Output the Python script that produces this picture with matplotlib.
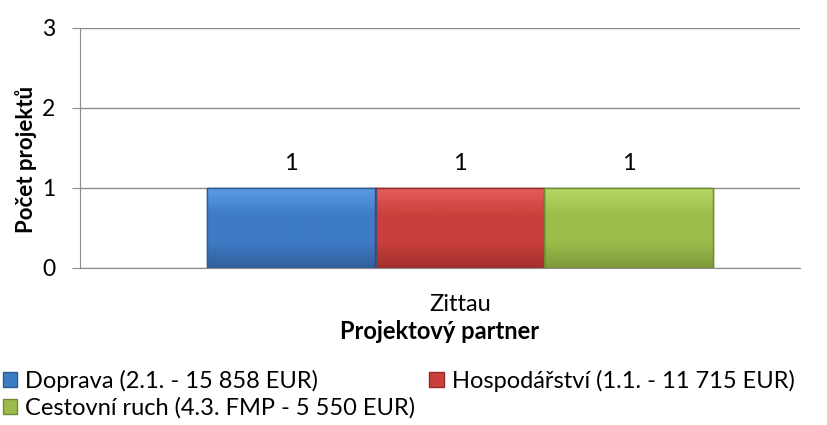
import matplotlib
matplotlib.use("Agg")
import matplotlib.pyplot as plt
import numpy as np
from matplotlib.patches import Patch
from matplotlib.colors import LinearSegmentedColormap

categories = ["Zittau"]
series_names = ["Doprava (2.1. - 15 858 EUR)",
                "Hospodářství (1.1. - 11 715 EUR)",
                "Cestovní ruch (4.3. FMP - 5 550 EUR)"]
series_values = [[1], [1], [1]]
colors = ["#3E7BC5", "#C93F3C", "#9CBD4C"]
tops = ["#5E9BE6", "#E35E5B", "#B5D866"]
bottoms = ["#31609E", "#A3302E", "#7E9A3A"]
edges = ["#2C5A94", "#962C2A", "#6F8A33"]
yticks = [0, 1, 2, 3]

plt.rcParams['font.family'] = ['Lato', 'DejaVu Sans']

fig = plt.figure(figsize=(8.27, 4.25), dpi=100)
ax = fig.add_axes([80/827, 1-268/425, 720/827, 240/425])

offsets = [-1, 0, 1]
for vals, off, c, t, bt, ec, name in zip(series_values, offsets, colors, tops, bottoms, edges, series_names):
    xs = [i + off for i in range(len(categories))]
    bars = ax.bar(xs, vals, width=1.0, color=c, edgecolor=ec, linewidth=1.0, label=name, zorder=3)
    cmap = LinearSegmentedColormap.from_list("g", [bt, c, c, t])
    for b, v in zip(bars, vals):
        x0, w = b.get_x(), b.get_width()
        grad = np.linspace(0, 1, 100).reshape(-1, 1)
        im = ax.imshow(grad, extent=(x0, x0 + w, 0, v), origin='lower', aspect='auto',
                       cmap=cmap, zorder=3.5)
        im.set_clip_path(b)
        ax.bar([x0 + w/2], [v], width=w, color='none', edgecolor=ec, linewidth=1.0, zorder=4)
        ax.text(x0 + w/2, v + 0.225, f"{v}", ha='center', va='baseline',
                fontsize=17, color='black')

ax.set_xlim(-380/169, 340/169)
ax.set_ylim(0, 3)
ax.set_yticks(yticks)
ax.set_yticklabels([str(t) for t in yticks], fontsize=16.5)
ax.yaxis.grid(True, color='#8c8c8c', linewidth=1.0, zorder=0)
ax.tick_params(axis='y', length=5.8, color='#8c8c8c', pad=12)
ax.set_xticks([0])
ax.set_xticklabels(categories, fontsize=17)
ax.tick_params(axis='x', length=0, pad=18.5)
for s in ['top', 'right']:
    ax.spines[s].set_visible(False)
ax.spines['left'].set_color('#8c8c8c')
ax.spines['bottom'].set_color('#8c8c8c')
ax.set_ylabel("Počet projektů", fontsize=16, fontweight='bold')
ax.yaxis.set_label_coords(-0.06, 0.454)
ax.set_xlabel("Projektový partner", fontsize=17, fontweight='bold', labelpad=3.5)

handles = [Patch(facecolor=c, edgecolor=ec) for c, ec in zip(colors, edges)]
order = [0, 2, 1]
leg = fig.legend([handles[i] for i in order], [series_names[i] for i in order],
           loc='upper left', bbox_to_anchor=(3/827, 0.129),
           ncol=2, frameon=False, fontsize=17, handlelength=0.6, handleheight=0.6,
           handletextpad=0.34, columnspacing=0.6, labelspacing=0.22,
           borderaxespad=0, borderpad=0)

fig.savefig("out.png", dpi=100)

+ + + + +

*THE EXERCISE*: Please take the lines from the beginning of the data above through the line holding "from matplotlib.colors import" and transcribe them exactly, without any pictures.

*THE OUTPUT*:
Output the Python script that produces this picture with matplotlib.
import matplotlib
matplotlib.use("Agg")
import matplotlib.pyplot as plt
import numpy as np
from matplotlib.patches import Patch
from matplotlib.colors import LinearSegmentedColormap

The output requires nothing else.